> **REQUIREMENTS**: Would you transcribe the whole listing exactly, minus its pictures?

> **DATA EXTRACT**:
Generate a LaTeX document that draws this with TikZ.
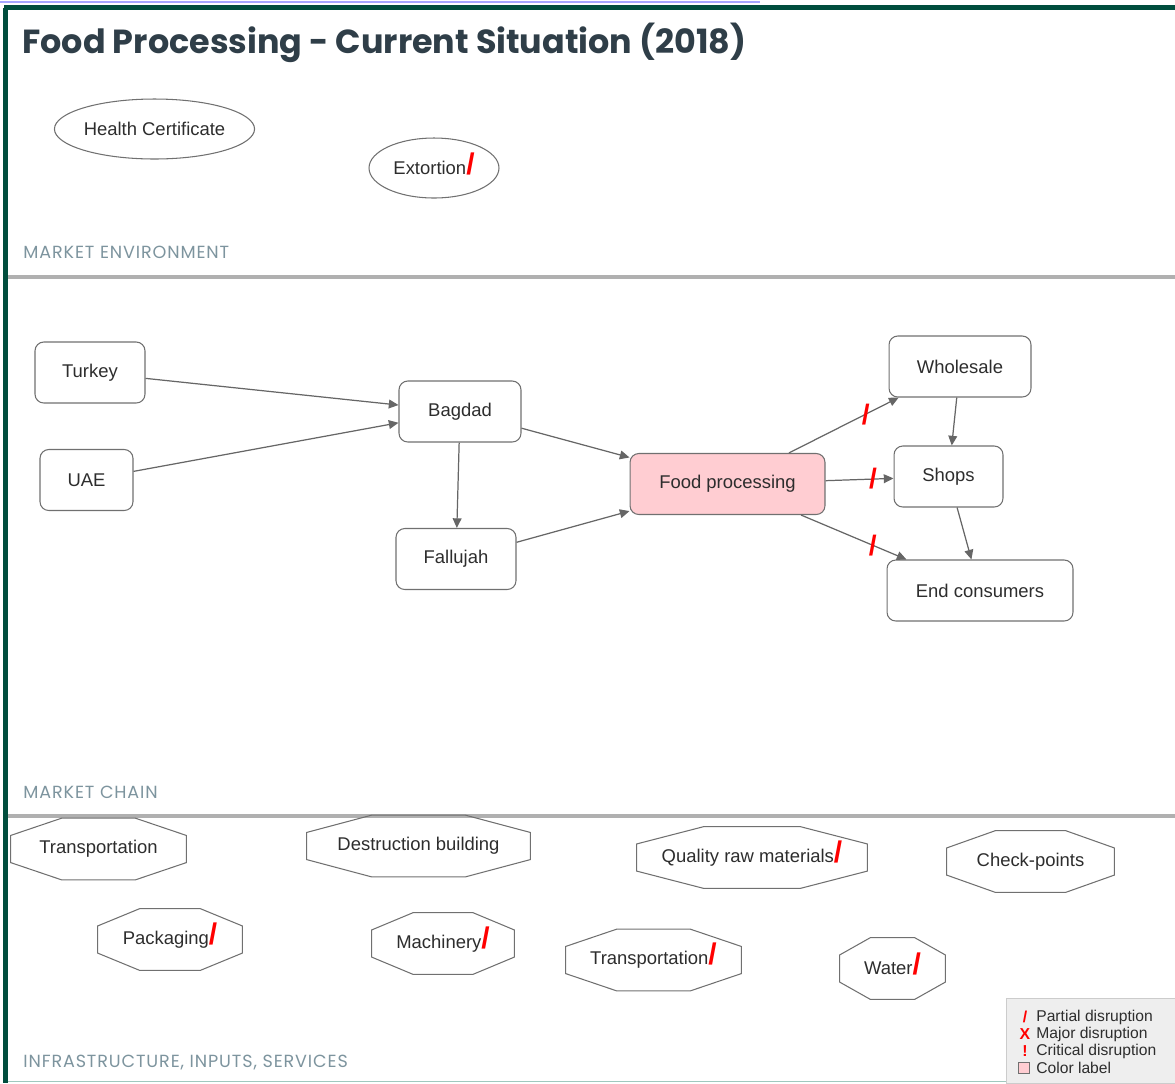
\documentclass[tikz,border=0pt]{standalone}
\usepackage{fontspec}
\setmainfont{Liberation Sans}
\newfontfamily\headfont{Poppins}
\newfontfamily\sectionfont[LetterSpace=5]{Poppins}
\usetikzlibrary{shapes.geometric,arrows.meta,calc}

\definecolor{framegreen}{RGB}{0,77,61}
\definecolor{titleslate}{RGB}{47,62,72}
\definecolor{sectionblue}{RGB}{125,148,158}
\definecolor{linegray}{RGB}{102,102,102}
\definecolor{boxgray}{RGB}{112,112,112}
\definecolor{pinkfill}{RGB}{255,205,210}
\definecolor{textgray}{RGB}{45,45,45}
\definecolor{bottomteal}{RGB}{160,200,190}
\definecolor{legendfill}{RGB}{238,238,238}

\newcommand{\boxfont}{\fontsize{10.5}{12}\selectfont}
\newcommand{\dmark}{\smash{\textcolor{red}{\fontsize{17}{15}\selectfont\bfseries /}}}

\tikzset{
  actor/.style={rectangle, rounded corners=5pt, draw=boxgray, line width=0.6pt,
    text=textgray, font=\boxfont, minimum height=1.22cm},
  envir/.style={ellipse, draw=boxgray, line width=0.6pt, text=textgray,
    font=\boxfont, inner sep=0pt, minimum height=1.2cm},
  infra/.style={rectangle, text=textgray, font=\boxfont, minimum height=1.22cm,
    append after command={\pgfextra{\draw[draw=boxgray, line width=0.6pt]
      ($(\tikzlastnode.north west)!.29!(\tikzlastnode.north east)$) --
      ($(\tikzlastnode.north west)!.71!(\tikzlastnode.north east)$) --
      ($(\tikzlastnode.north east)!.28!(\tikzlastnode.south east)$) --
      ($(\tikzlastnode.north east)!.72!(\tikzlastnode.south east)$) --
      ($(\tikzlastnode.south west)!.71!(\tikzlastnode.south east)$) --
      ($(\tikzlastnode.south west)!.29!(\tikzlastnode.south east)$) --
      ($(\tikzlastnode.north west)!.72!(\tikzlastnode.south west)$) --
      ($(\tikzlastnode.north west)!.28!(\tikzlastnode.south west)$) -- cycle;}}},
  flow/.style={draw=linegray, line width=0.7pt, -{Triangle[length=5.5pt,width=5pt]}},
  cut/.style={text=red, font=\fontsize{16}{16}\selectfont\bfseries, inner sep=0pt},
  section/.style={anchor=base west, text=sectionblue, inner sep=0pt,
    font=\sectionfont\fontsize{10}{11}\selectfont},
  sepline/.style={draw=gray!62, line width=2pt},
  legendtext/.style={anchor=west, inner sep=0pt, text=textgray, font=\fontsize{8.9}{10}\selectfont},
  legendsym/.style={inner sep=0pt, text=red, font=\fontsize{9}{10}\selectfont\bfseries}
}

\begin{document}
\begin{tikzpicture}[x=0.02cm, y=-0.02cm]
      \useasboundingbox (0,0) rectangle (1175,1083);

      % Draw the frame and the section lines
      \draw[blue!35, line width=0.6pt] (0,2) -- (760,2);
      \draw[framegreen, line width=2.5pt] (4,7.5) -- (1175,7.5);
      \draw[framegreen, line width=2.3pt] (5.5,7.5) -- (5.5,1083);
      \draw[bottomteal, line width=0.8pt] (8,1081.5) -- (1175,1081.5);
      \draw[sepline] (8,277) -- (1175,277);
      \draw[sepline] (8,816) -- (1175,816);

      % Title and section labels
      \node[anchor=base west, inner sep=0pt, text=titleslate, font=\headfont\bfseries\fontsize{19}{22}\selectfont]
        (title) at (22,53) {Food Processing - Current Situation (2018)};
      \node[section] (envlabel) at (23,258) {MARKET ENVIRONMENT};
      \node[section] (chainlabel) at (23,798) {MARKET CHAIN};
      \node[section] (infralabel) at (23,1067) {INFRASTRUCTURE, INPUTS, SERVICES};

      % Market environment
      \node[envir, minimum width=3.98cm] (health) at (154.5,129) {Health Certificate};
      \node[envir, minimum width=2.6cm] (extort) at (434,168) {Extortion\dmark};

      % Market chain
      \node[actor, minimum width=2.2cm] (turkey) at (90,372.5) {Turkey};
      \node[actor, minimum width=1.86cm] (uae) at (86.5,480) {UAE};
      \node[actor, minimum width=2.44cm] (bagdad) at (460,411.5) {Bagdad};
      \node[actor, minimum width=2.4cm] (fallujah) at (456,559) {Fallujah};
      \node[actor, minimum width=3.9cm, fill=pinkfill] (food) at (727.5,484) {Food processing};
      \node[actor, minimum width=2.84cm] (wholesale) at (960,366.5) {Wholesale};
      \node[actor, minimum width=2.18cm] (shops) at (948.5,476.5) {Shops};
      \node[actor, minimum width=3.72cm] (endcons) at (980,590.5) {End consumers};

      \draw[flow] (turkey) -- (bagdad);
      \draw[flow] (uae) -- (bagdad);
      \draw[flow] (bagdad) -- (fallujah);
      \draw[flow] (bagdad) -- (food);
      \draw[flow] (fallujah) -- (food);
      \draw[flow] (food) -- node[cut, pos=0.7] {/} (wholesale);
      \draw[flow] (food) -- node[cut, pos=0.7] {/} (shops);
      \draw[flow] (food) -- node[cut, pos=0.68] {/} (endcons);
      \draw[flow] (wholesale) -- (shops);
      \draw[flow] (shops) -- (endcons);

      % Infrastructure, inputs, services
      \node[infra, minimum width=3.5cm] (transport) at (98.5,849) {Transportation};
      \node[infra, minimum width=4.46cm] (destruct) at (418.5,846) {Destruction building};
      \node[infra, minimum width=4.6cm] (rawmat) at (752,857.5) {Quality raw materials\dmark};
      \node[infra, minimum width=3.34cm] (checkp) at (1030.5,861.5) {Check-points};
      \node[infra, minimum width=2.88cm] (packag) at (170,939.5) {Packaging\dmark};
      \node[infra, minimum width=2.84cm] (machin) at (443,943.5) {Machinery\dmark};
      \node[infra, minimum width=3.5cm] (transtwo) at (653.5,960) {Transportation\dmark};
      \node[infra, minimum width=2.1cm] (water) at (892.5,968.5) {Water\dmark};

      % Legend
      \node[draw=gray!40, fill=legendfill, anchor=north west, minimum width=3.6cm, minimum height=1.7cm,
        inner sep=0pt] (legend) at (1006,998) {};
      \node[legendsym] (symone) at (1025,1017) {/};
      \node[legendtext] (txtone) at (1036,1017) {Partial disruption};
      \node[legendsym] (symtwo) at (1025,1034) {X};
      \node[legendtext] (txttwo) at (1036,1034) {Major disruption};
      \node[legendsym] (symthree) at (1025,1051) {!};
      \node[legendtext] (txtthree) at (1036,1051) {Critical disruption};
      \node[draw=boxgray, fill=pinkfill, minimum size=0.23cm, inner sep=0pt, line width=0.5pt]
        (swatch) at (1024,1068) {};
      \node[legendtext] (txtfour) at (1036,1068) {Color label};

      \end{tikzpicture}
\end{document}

> **RESULT OF THIS EXERCISE**:
Generate a LaTeX document that draws this with TikZ.
\documentclass[tikz,border=0pt]{standalone}
\usepackage{fontspec}
\setmainfont{Liberation Sans}
\newfontfamily\headfont{Poppins}
\newfontfamily\sectionfont[LetterSpace=5]{Poppins}
\usetikzlibrary{shapes.geometric,arrows.meta,calc}

\definecolor{framegreen}{RGB}{0,77,61}
\definecolor{titleslate}{RGB}{47,62,72}
\definecolor{sectionblue}{RGB}{125,148,158}
\definecolor{linegray}{RGB}{102,102,102}
\definecolor{boxgray}{RGB}{112,112,112}
\definecolor{pinkfill}{RGB}{255,205,210}
\definecolor{textgray}{RGB}{45,45,45}
\definecolor{bottomteal}{RGB}{160,200,190}
\definecolor{legendfill}{RGB}{238,238,238}

\newcommand{\boxfont}{\fontsize{10.5}{12}\selectfont}
\newcommand{\dmark}{\smash{\textcolor{red}{\fontsize{17}{15}\selectfont\bfseries /}}}

\tikzset{
  actor/.style={rectangle, rounded corners=5pt, draw=boxgray, line width=0.6pt,
    text=textgray, font=\boxfont, minimum height=1.22cm},
  envir/.style={ellipse, draw=boxgray, line width=0.6pt, text=textgray,
    font=\boxfont, inner sep=0pt, minimum height=1.2cm},
  infra/.style={rectangle, text=textgray, font=\boxfont, minimum height=1.22cm,
    append after command={\pgfextra{\draw[draw=boxgray, line width=0.6pt]
      ($(\tikzlastnode.north west)!.29!(\tikzlastnode.north east)$) --
      ($(\tikzlastnode.north west)!.71!(\tikzlastnode.north east)$) --
      ($(\tikzlastnode.north east)!.28!(\tikzlastnode.south east)$) --
      ($(\tikzlastnode.north east)!.72!(\tikzlastnode.south east)$) --
      ($(\tikzlastnode.south west)!.71!(\tikzlastnode.south east)$) --
      ($(\tikzlastnode.south west)!.29!(\tikzlastnode.south east)$) --
      ($(\tikzlastnode.north west)!.72!(\tikzlastnode.south west)$) --
      ($(\tikzlastnode.north west)!.28!(\tikzlastnode.south west)$) -- cycle;}}},
  flow/.style={draw=linegray, line width=0.7pt, -{Triangle[length=5.5pt,width=5pt]}},
  cut/.style={text=red, font=\fontsize{16}{16}\selectfont\bfseries, inner sep=0pt},
  section/.style={anchor=base west, text=sectionblue, inner sep=0pt,
    font=\sectionfont\fontsize{10}{11}\selectfont},
  sepline/.style={draw=gray!62, line width=2pt},
  legendtext/.style={anchor=west, inner sep=0pt, text=textgray, font=\fontsize{8.9}{10}\selectfont},
  legendsym/.style={inner sep=0pt, text=red, font=\fontsize{9}{10}\selectfont\bfseries}
}

\begin{document}
\begin{tikzpicture}[x=0.02cm, y=-0.02cm]
      \useasboundingbox (0,0) rectangle (1175,1083);

      % Draw the frame and the section lines
      \draw[blue!35, line width=0.6pt] (0,2) -- (760,2);
      \draw[framegreen, line width=2.5pt] (4,7.5) -- (1175,7.5);
      \draw[framegreen, line width=2.3pt] (5.5,7.5) -- (5.5,1083);
      \draw[bottomteal, line width=0.8pt] (8,1081.5) -- (1175,1081.5);
      \draw[sepline] (8,277) -- (1175,277);
      \draw[sepline] (8,816) -- (1175,816);

      % Title and section labels
      \node[anchor=base west, inner sep=0pt, text=titleslate, font=\headfont\bfseries\fontsize{19}{22}\selectfont]
        (title) at (22,53) {Food Processing - Current Situation (2018)};
      \node[section] (envlabel) at (23,258) {MARKET ENVIRONMENT};
      \node[section] (chainlabel) at (23,798) {MARKET CHAIN};
      \node[section] (infralabel) at (23,1067) {INFRASTRUCTURE, INPUTS, SERVICES};

      % Market environment
      \node[envir, minimum width=3.98cm] (health) at (154.5,129) {Health Certificate};
      \node[envir, minimum width=2.6cm] (extort) at (434,168) {Extortion\dmark};

      % Market chain
      \node[actor, minimum width=2.2cm] (turkey) at (90,372.5) {Turkey};
      \node[actor, minimum width=1.86cm] (uae) at (86.5,480) {UAE};
      \node[actor, minimum width=2.44cm] (bagdad) at (460,411.5) {Bagdad};
      \node[actor, minimum width=2.4cm] (fallujah) at (456,559) {Fallujah};
      \node[actor, minimum width=3.9cm, fill=pinkfill] (food) at (727.5,484) {Food processing};
      \node[actor, minimum width=2.84cm] (wholesale) at (960,366.5) {Wholesale};
      \node[actor, minimum width=2.18cm] (shops) at (948.5,476.5) {Shops};
      \node[actor, minimum width=3.72cm] (endcons) at (980,590.5) {End consumers};

      \draw[flow] (turkey) -- (bagdad);
      \draw[flow] (uae) -- (bagdad);
      \draw[flow] (bagdad) -- (fallujah);
      \draw[flow] (bagdad) -- (food);
      \draw[flow] (fallujah) -- (food);
      \draw[flow] (food) -- node[cut, pos=0.7] {/} (wholesale);
      \draw[flow] (food) -- node[cut, pos=0.7] {/} (shops);
      \draw[flow] (food) -- node[cut, pos=0.68] {/} (endcons);
      \draw[flow] (wholesale) -- (shops);
      \draw[flow] (shops) -- (endcons);

      % Infrastructure, inputs, services
      \node[infra, minimum width=3.5cm] (transport) at (98.5,849) {Transportation};
      \node[infra, minimum width=4.46cm] (destruct) at (418.5,846) {Destruction building};
      \node[infra, minimum width=4.6cm] (rawmat) at (752,857.5) {Quality raw materials\dmark};
      \node[infra, minimum width=3.34cm] (checkp) at (1030.5,861.5) {Check-points};
      \node[infra, minimum width=2.88cm] (packag) at (170,939.5) {Packaging\dmark};
      \node[infra, minimum width=2.84cm] (machin) at (443,943.5) {Machinery\dmark};
      \node[infra, minimum width=3.5cm] (transtwo) at (653.5,960) {Transportation\dmark};
      \node[infra, minimum width=2.1cm] (water) at (892.5,968.5) {Water\dmark};

      % Legend
      \node[draw=gray!40, fill=legendfill, anchor=north west, minimum width=3.6cm, minimum height=1.7cm,
        inner sep=0pt] (legend) at (1006,998) {};
      \node[legendsym] (symone) at (1025,1017) {/};
      \node[legendtext] (txtone) at (1036,1017) {Partial disruption};
      \node[legendsym] (symtwo) at (1025,1034) {X};
      \node[legendtext] (txttwo) at (1036,1034) {Major disruption};
      \node[legendsym] (symthree) at (1025,1051) {!};
      \node[legendtext] (txtthree) at (1036,1051) {Critical disruption};
      \node[draw=boxgray, fill=pinkfill, minimum size=0.23cm, inner sep=0pt, line width=0.5pt]
        (swatch) at (1024,1068) {};
      \node[legendtext] (txtfour) at (1036,1068) {Color label};

      \end{tikzpicture}
\end{document}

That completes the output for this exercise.